Si è così statuito che l’opposizione della E. fosse da accogliere per un duplice ordine di ragioni: la Corte territoriale ravvisava, in primis, il difetto del requisito di liquidità del credito azionato (“non essendo chiara, in base alla stessa (sentenza), la parte di risarcimento che graverebbe sulla E. e difettando, dunque, il requisito della liquidità”); tale carenza, secondo la Corte di merito, non era superabile nemmeno mediante un’attività di “eterointegrazione” o di “interpretazione extratestuale” (consentita nei limiti indicati da Cass., Sez.

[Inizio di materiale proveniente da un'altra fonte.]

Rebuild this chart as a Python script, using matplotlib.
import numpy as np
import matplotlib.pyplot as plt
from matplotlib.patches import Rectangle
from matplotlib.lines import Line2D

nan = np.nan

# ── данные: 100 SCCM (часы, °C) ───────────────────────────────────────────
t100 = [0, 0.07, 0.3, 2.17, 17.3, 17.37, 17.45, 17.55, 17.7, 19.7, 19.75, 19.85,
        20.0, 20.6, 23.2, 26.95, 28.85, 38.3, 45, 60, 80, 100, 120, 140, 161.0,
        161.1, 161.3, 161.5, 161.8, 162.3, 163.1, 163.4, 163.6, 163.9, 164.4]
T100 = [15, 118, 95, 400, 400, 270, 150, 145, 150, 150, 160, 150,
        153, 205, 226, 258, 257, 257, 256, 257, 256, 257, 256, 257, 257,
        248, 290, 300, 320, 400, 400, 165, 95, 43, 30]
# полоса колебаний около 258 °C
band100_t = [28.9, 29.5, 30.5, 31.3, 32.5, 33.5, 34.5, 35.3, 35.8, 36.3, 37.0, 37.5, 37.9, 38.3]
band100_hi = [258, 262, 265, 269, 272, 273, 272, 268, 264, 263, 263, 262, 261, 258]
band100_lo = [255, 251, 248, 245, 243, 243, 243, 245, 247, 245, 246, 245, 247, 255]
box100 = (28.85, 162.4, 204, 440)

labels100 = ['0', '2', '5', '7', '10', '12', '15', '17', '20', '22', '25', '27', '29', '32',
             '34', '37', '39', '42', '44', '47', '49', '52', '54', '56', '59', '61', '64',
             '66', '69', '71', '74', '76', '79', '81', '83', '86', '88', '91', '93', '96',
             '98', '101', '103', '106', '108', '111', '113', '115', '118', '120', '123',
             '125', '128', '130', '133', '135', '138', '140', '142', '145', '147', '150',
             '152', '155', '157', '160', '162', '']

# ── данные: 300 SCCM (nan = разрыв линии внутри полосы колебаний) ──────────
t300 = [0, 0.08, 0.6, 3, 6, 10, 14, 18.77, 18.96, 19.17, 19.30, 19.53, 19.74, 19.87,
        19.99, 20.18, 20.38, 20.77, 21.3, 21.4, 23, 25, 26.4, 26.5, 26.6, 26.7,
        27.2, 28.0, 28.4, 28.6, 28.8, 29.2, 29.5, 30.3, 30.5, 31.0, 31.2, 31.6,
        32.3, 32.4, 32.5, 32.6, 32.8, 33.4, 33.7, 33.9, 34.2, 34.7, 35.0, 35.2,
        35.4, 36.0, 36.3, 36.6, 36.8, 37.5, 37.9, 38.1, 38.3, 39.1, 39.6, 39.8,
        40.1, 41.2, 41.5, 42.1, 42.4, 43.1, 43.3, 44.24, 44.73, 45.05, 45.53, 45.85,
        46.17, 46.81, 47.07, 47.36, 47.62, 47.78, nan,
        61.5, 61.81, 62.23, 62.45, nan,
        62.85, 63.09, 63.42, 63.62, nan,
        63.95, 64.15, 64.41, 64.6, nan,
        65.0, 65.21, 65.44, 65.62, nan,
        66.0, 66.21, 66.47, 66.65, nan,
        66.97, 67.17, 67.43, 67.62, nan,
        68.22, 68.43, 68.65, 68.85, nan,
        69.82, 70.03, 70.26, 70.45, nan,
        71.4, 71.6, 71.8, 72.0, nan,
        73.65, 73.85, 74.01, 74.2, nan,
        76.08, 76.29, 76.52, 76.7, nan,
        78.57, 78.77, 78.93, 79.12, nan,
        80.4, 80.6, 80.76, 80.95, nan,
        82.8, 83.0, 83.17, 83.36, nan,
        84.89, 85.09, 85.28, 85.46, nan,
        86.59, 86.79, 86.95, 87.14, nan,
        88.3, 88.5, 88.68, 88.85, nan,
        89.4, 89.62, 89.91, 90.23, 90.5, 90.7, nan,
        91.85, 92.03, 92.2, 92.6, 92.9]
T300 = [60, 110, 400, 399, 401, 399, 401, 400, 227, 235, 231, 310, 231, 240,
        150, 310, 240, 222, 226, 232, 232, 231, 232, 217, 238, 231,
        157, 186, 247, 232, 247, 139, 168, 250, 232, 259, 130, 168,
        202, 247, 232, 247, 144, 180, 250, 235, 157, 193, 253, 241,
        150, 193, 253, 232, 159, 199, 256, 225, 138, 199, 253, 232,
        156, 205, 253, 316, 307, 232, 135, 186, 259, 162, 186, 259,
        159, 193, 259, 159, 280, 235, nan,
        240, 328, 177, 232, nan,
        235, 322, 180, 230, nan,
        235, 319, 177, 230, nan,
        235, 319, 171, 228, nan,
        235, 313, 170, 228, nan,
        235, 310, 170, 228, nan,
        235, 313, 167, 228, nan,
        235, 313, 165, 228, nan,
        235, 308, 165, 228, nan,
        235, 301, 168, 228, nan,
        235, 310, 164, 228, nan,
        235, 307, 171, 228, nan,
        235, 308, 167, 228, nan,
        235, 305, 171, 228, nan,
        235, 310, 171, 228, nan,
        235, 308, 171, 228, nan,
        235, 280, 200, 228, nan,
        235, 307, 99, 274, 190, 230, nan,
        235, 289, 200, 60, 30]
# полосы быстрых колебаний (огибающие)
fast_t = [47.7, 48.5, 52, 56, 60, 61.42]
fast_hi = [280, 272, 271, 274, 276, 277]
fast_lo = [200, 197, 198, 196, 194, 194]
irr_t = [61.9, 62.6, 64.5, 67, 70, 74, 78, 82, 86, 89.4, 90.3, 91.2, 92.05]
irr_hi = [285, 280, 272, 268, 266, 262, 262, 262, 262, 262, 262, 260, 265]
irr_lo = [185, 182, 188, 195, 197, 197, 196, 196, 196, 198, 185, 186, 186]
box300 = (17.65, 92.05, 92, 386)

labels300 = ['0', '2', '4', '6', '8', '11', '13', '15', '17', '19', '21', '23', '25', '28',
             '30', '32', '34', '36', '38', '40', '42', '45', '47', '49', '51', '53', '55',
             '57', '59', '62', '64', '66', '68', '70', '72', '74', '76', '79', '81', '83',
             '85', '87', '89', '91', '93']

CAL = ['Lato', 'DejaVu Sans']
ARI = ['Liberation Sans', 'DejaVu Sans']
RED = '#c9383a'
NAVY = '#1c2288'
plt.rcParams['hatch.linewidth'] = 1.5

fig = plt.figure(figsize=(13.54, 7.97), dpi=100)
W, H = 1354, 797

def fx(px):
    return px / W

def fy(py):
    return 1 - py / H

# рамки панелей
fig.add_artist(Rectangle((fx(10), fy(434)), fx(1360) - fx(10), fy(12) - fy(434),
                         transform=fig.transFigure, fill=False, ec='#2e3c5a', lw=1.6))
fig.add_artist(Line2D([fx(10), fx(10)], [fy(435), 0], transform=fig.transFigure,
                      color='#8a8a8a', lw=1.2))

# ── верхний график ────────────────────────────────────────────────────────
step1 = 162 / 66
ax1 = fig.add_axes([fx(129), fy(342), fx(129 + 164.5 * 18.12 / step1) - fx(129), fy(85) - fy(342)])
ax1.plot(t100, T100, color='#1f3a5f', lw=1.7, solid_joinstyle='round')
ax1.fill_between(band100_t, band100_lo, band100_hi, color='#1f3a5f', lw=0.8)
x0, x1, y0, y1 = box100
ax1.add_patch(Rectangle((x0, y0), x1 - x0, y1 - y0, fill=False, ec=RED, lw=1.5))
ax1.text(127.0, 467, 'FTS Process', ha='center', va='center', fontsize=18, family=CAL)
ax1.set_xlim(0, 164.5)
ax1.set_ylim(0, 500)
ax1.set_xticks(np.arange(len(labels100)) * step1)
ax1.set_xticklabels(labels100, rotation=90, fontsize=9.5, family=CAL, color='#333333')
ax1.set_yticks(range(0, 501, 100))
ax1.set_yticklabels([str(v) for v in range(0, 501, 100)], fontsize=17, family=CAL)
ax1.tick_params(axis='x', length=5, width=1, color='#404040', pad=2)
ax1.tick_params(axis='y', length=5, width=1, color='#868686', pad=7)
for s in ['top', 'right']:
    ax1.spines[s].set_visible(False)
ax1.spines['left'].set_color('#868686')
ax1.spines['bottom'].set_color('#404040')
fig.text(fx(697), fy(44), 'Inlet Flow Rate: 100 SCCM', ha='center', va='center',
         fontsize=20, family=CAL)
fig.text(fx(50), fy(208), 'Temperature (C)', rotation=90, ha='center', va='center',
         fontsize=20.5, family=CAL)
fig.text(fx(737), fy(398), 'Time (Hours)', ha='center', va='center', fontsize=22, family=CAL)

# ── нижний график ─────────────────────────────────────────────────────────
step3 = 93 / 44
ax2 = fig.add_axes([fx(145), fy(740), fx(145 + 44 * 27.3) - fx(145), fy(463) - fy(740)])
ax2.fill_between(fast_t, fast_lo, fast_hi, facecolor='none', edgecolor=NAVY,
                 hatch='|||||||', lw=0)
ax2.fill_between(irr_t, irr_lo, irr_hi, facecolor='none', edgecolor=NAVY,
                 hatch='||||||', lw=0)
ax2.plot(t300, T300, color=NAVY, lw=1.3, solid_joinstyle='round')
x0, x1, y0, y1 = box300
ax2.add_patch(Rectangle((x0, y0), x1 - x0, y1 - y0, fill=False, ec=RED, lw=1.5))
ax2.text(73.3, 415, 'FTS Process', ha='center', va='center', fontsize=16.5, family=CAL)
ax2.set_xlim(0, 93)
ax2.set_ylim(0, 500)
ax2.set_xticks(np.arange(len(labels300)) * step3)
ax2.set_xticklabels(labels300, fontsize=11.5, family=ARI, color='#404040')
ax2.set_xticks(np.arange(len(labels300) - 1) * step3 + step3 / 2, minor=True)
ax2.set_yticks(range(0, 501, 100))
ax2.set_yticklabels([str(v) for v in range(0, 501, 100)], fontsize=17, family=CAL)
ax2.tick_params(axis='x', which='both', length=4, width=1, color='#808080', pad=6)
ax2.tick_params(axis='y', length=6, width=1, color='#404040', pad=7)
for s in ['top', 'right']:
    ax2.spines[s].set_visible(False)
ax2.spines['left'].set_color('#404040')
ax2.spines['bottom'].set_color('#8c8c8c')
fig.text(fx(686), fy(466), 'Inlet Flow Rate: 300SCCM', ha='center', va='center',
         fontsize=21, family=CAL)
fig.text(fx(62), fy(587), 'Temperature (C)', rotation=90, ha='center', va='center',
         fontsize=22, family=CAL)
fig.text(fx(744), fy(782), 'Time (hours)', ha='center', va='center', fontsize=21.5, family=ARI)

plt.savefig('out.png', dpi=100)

U, Sentenza n. 11066 del 02/07/2012 e da Cass., Sez. 3, Sentenza n. 1027 del 17/1/2013), perché la sentenza n. 575/2016 aveva “riconosciuto l’acquisizione per usucapione di alcune aree da parte di alcuni appellanti, cosicché se anche volesse escludersi che travolga in toto la pronuncia in danno della E., comporterebbe comunque la necessità di rideterminare le aree occupate, il tempo per il quale si sarebbe verificata l’occupazione illegittima e, conseguentemente, il risarcimento dovuto”.

Nessuna delle riassunte rationes decidendi della sentenza impugnata è adeguatamente attinta dal ricorso per cassazione.

Anzi, i ricorrenti hanno erroneamente ritenuto che la Corte d’appello abbia esteso automaticamente alla E. gli effetti della sentenza n. 575/2016 nonostante l’inammissibilità dell’appello dalla stessa proposto e – diffondendosi in considerazioni su litisconsorzio processuale, scindibilità di causa, impugnazioni incidentali, solidarietà passiva – hanno mancato di osservare che il perno della decisione e’, invece, costituito dal rilievo della carenza di liquidità del credito risultante dal titolo azionato, vuoi perché ab origine illiquido e non determinato nella sentenza, vuoi per l’impossibilità di renderlo liquido con l'”interpretazione extratestuale” in ragione della sopravvenuta mancanza dei riferimenti con cui svolgere tale integrazione.

3.L’inammissibilità del ricorso principale comporta, ex art. 334 c.p.c., comma 2, la perdita di efficacia del ricorso incidentale di E.A..

Infatti, il ricorso di quest’ultima dev’essere considerato alla stregua di un’impugnazione incidentale tardiva, perché proposta oltre il termine di cui all’art. 325 c.p.c., comma 2, (la sentenza impugnata è stata notificata il 27/11/2018; il controricorso è stato notificato il 25/2/2019), la quale diviene inefficace qualora il ricorso principale per cassazione sia inammissibile, senza che in senso contrario rilevi la sua proposizione nel rispetto del termine di cui all’art. 371 c.p.c., comma 2, (tra le altre, Cass., Sez. 5, Ordinanza n. 17707 del 22/06/2021, Rv. 661757-01).

4. Le spese del giudizio di legittimità – liquidate, secondo i parametri normativi, nella misura indicata nel dispositivo – sono poste a carico dei soccombenti ricorrenti principali, tra loro in solido per il pari interesse in causa, a favore della controricorrente e ricorrente incidentale.

5.Va dato atto, infine, della sussistenza dei presupposti processuali per il versamento, da parte dei soli ricorrenti principali, ai sensi del D.P.R. 30 maggio 2002, n. 115, art. 13, comma 1-quater, nel testo introdotto dalla L. 24 dicembre 2012, n. 228, art. 1, comma 17, di un ulteriore importo a titolo di contributo unificato, in misura pari a quello previsto per il ricorso principale, ove dovuto, a norma dell’art. 1-bis dello stesso art. 13.

P.Q.M.

La Corte:

dichiara inammissibile il ricorso principale;

dichiara inefficace il ricorso incidentale;

condanna i ricorrenti a rifondere alla controricorrente le spese di questo giudizio, liquidate in Euro 7.000,00 per compensi ed Euro 200,00 per esborsi, oltre ad accessori di legge;

ai sensi del D.P.R. n. 115 del 2002, art. 13, comma 1 quater, dà atto della sussistenza dei presupposti per il versamento, da parte dei ricorrenti, dell’ulteriore importo a titolo di contributo unificato pari a quello versato per il ricorso principale a norma del comma 1-bis dello stesso art. 13, qualora dovuto.

Così deciso in Roma, nella Camera di consiglio della Sezione Terza Civile, il 28 ottobre 2021.